* Start *

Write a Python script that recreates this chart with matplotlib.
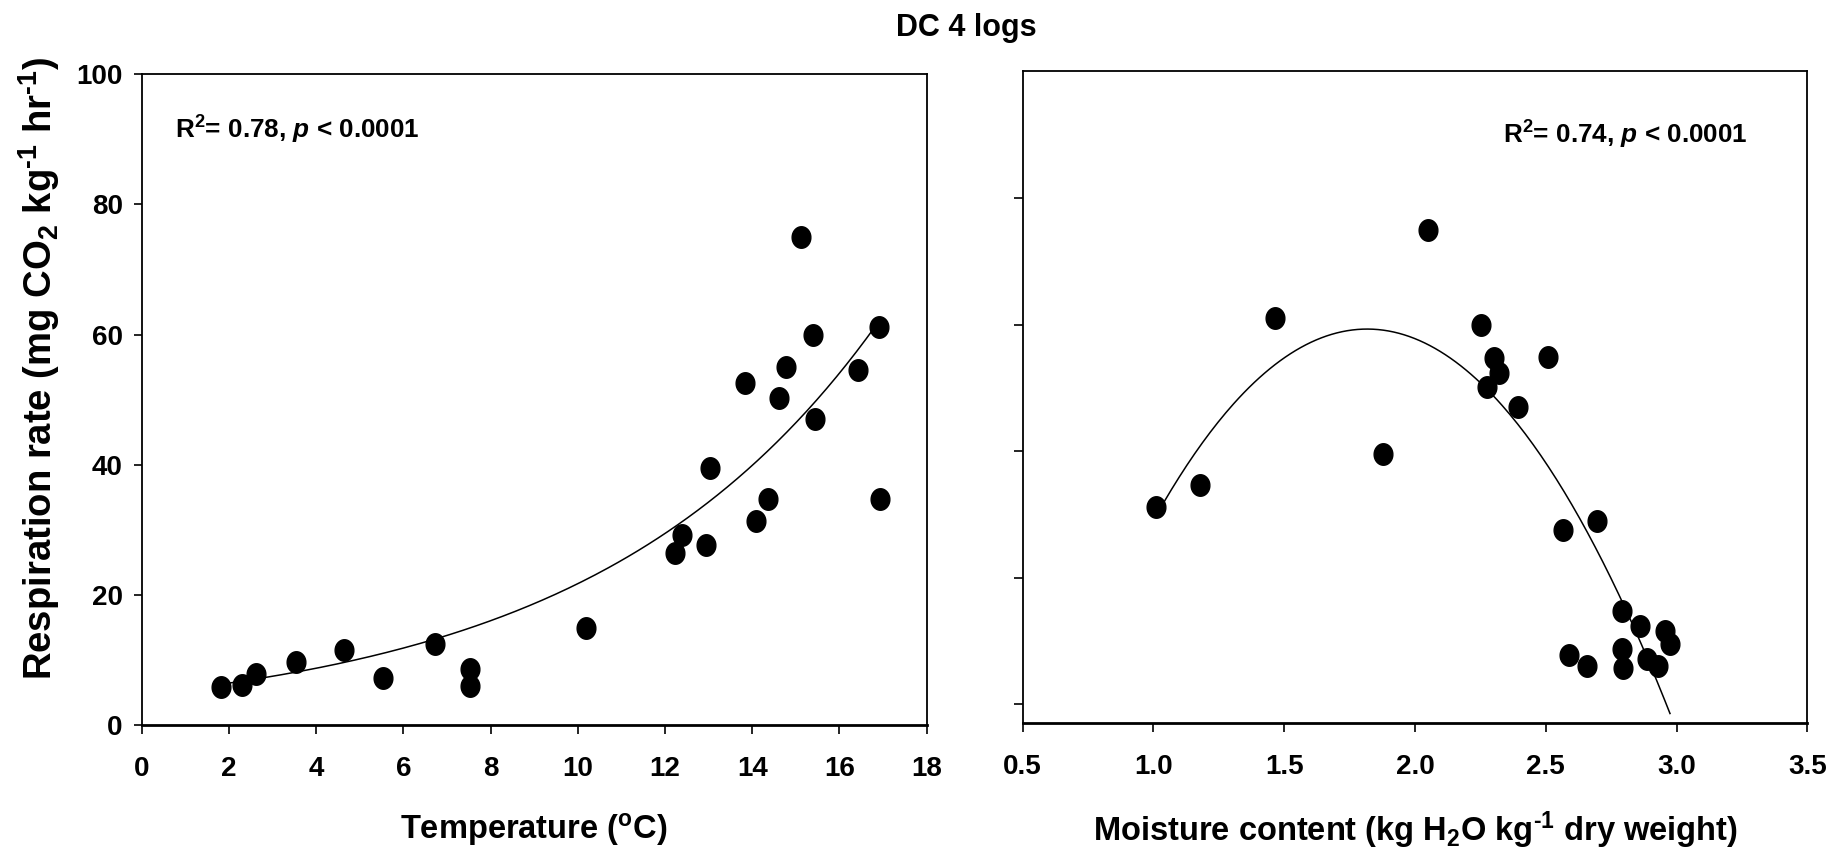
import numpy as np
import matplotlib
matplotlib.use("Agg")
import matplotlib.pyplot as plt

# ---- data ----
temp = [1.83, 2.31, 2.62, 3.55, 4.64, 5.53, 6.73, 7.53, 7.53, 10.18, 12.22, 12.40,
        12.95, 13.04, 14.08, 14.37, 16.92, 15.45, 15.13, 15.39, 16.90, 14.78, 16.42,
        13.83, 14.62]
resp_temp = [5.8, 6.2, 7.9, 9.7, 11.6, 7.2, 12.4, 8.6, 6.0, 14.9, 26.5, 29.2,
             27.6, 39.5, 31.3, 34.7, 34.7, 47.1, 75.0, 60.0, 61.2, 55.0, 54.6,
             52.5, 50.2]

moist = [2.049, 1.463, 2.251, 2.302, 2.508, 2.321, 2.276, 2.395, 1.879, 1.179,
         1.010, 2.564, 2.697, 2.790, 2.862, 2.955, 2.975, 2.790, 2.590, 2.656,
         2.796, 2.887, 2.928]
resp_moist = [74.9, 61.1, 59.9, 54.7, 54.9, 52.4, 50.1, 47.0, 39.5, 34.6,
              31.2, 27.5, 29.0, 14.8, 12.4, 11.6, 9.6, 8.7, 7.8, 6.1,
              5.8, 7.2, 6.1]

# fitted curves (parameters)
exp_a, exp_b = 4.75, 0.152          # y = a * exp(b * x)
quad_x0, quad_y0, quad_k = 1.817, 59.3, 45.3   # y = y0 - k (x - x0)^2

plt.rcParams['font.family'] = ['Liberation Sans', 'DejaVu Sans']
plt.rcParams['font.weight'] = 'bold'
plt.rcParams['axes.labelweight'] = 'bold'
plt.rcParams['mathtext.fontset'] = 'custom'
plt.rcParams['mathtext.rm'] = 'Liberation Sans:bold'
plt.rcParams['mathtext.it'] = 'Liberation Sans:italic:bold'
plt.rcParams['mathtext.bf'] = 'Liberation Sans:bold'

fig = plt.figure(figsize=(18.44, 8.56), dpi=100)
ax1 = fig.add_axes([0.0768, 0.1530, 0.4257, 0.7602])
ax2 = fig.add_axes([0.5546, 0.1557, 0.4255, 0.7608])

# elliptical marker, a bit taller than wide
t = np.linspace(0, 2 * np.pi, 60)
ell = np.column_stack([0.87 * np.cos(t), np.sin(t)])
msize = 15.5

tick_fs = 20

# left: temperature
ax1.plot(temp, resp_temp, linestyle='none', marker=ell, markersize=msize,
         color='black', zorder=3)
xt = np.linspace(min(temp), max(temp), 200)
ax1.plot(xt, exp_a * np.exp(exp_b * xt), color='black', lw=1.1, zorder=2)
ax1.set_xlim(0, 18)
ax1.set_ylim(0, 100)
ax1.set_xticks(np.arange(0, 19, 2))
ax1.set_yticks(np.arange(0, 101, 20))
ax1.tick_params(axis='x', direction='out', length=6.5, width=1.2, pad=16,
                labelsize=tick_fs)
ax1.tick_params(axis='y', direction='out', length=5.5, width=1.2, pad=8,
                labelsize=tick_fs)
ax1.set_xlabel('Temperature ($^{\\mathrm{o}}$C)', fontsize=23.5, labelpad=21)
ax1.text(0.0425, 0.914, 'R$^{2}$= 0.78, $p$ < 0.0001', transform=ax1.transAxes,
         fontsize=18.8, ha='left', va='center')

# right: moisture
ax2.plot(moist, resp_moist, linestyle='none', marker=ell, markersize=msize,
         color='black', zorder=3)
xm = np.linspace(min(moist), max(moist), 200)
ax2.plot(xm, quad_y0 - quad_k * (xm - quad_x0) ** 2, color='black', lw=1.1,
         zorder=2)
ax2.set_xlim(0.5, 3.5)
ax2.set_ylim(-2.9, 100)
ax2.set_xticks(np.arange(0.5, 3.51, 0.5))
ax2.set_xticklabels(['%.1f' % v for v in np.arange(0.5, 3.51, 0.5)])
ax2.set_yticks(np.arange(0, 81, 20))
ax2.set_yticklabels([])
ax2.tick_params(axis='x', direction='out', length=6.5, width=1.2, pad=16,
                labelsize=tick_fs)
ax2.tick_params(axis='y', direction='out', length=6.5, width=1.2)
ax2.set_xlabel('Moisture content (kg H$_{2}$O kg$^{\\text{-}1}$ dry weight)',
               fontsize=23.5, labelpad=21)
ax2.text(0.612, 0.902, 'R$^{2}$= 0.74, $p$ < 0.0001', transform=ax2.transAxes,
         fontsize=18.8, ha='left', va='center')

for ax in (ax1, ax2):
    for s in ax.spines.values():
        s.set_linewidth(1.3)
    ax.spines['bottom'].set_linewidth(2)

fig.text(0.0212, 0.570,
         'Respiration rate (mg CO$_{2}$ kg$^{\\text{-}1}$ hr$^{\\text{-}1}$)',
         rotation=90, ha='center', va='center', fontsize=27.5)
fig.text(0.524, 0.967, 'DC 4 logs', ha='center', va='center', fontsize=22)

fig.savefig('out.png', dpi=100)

* End *

● Goal: Repeat the data exactly, dropping every picture it holds.

● Correct output:
Write a Python script that recreates this chart with matplotlib.
import numpy as np
import matplotlib
matplotlib.use("Agg")
import matplotlib.pyplot as plt

# ---- data ----
temp = [1.83, 2.31, 2.62, 3.55, 4.64, 5.53, 6.73, 7.53, 7.53, 10.18, 12.22, 12.40,
        12.95, 13.04, 14.08, 14.37, 16.92, 15.45, 15.13, 15.39, 16.90, 14.78, 16.42,
        13.83, 14.62]
resp_temp = [5.8, 6.2, 7.9, 9.7, 11.6, 7.2, 12.4, 8.6, 6.0, 14.9, 26.5, 29.2,
             27.6, 39.5, 31.3, 34.7, 34.7, 47.1, 75.0, 60.0, 61.2, 55.0, 54.6,
             52.5, 50.2]

moist = [2.049, 1.463, 2.251, 2.302, 2.508, 2.321, 2.276, 2.395, 1.879, 1.179,
         1.010, 2.564, 2.697, 2.790, 2.862, 2.955, 2.975, 2.790, 2.590, 2.656,
         2.796, 2.887, 2.928]
resp_moist = [74.9, 61.1, 59.9, 54.7, 54.9, 52.4, 50.1, 47.0, 39.5, 34.6,
              31.2, 27.5, 29.0, 14.8, 12.4, 11.6, 9.6, 8.7, 7.8, 6.1,
              5.8, 7.2, 6.1]

# fitted curves (parameters)
exp_a, exp_b = 4.75, 0.152          # y = a * exp(b * x)
quad_x0, quad_y0, quad_k = 1.817, 59.3, 45.3   # y = y0 - k (x - x0)^2

plt.rcParams['font.family'] = ['Liberation Sans', 'DejaVu Sans']
plt.rcParams['font.weight'] = 'bold'
plt.rcParams['axes.labelweight'] = 'bold'
plt.rcParams['mathtext.fontset'] = 'custom'
plt.rcParams['mathtext.rm'] = 'Liberation Sans:bold'
plt.rcParams['mathtext.it'] = 'Liberation Sans:italic:bold'
plt.rcParams['mathtext.bf'] = 'Liberation Sans:bold'

fig = plt.figure(figsize=(18.44, 8.56), dpi=100)
ax1 = fig.add_axes([0.0768, 0.1530, 0.4257, 0.7602])
ax2 = fig.add_axes([0.5546, 0.1557, 0.4255, 0.7608])

# elliptical marker, a bit taller than wide
t = np.linspace(0, 2 * np.pi, 60)
ell = np.column_stack([0.87 * np.cos(t), np.sin(t)])
msize = 15.5

tick_fs = 20

# left: temperature
ax1.plot(temp, resp_temp, linestyle='none', marker=ell, markersize=msize,
         color='black', zorder=3)
xt = np.linspace(min(temp), max(temp), 200)
ax1.plot(xt, exp_a * np.exp(exp_b * xt), color='black', lw=1.1, zorder=2)
ax1.set_xlim(0, 18)
ax1.set_ylim(0, 100)
ax1.set_xticks(np.arange(0, 19, 2))
ax1.set_yticks(np.arange(0, 101, 20))
ax1.tick_params(axis='x', direction='out', length=6.5, width=1.2, pad=16,
                labelsize=tick_fs)
ax1.tick_params(axis='y', direction='out', length=5.5, width=1.2, pad=8,
                labelsize=tick_fs)
ax1.set_xlabel('Temperature ($^{\\mathrm{o}}$C)', fontsize=23.5, labelpad=21)
ax1.text(0.0425, 0.914, 'R$^{2}$= 0.78, $p$ < 0.0001', transform=ax1.transAxes,
         fontsize=18.8, ha='left', va='center')

# right: moisture
ax2.plot(moist, resp_moist, linestyle='none', marker=ell, markersize=msize,
         color='black', zorder=3)
xm = np.linspace(min(moist), max(moist), 200)
ax2.plot(xm, quad_y0 - quad_k * (xm - quad_x0) ** 2, color='black', lw=1.1,
         zorder=2)
ax2.set_xlim(0.5, 3.5)
ax2.set_ylim(-2.9, 100)
ax2.set_xticks(np.arange(0.5, 3.51, 0.5))
ax2.set_xticklabels(['%.1f' % v for v in np.arange(0.5, 3.51, 0.5)])
ax2.set_yticks(np.arange(0, 81, 20))
ax2.set_yticklabels([])
ax2.tick_params(axis='x', direction='out', length=6.5, width=1.2, pad=16,
                labelsize=tick_fs)
ax2.tick_params(axis='y', direction='out', length=6.5, width=1.2)
ax2.set_xlabel('Moisture content (kg H$_{2}$O kg$^{\\text{-}1}$ dry weight)',
               fontsize=23.5, labelpad=21)
ax2.text(0.612, 0.902, 'R$^{2}$= 0.74, $p$ < 0.0001', transform=ax2.transAxes,
         fontsize=18.8, ha='left', va='center')

for ax in (ax1, ax2):
    for s in ax.spines.values():
        s.set_linewidth(1.3)
    ax.spines['bottom'].set_linewidth(2)

fig.text(0.0212, 0.570,
         'Respiration rate (mg CO$_{2}$ kg$^{\\text{-}1}$ hr$^{\\text{-}1}$)',
         rotation=90, ha='center', va='center', fontsize=27.5)
fig.text(0.524, 0.967, 'DC 4 logs', ha='center', va='center', fontsize=22)

fig.savefig('out.png', dpi=100)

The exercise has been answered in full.